Given material:
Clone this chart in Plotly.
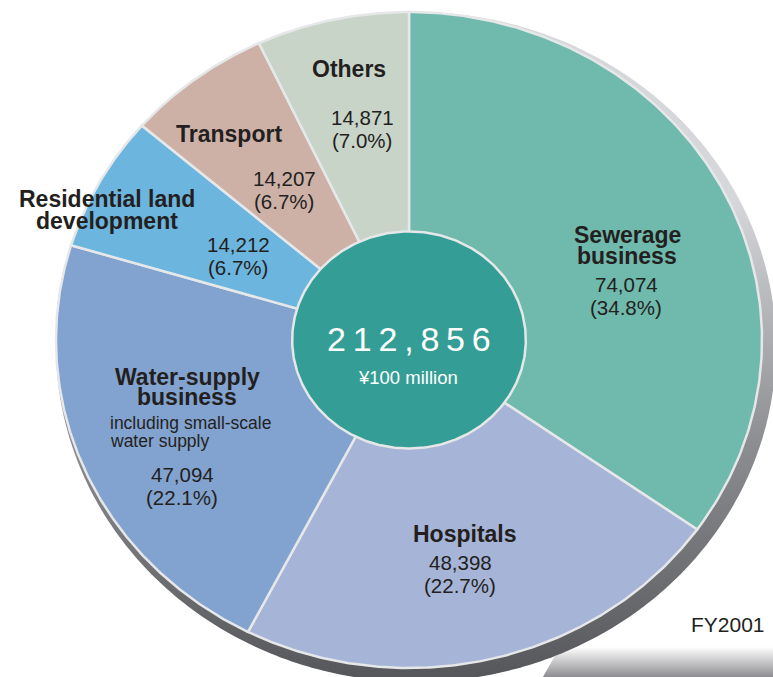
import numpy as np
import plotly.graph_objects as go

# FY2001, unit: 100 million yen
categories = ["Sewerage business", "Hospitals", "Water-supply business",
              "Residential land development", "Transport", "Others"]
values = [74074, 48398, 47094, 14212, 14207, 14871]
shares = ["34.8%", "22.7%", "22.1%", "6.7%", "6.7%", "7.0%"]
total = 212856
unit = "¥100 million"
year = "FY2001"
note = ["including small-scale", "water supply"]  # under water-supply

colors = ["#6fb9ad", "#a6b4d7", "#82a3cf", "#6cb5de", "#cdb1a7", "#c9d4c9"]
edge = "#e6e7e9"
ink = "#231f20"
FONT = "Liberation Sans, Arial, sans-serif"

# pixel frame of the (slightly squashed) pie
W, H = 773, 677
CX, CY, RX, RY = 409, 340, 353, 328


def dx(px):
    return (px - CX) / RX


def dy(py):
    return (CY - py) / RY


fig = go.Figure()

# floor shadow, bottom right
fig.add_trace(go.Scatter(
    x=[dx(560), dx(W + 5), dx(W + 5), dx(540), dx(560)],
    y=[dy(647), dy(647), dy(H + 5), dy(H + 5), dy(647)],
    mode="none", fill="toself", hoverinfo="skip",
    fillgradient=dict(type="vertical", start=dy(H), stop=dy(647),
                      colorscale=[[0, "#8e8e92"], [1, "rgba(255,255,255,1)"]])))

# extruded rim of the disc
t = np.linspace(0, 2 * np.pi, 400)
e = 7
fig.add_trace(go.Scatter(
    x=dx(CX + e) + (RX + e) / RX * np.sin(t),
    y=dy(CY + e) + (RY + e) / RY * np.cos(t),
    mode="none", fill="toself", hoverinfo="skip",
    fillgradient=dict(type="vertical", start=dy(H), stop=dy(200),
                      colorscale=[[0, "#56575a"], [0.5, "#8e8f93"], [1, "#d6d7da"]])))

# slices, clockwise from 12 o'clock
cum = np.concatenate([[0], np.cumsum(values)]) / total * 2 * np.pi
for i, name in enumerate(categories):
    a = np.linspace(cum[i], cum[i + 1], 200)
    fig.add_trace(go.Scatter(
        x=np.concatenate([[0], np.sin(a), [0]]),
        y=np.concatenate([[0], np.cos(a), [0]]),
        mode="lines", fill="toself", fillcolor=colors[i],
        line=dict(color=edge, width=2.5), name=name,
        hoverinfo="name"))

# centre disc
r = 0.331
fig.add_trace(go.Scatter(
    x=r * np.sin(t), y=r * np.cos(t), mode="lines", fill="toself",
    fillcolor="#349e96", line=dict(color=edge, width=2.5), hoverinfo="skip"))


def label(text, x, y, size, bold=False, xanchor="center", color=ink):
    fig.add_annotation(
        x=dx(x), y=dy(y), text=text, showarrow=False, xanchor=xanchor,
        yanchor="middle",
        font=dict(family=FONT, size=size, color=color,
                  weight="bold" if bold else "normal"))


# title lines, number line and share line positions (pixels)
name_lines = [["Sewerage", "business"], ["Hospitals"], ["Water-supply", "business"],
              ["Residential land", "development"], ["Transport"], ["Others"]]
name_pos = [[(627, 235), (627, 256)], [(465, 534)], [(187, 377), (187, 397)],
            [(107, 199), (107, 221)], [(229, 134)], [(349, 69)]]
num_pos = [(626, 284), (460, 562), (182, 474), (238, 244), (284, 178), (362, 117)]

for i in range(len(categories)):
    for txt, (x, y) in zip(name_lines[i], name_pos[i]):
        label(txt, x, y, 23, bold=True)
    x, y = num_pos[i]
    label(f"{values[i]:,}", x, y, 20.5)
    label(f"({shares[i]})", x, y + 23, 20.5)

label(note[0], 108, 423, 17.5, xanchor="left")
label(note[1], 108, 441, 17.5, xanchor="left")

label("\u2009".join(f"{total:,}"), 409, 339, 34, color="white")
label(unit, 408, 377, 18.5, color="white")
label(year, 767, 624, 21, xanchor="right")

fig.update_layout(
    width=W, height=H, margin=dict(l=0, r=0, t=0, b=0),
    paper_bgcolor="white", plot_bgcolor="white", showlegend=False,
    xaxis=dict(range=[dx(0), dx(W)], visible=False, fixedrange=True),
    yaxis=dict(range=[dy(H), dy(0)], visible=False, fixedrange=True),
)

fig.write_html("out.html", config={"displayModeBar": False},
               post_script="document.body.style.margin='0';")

Stated problem:
Every line from the start of the listing above through the line with "import plotly.graph_objects as go" should be repeated exactly; skip the pictures and add nothing else.

Full output:
Clone this chart in Plotly.
import numpy as np
import plotly.graph_objects as go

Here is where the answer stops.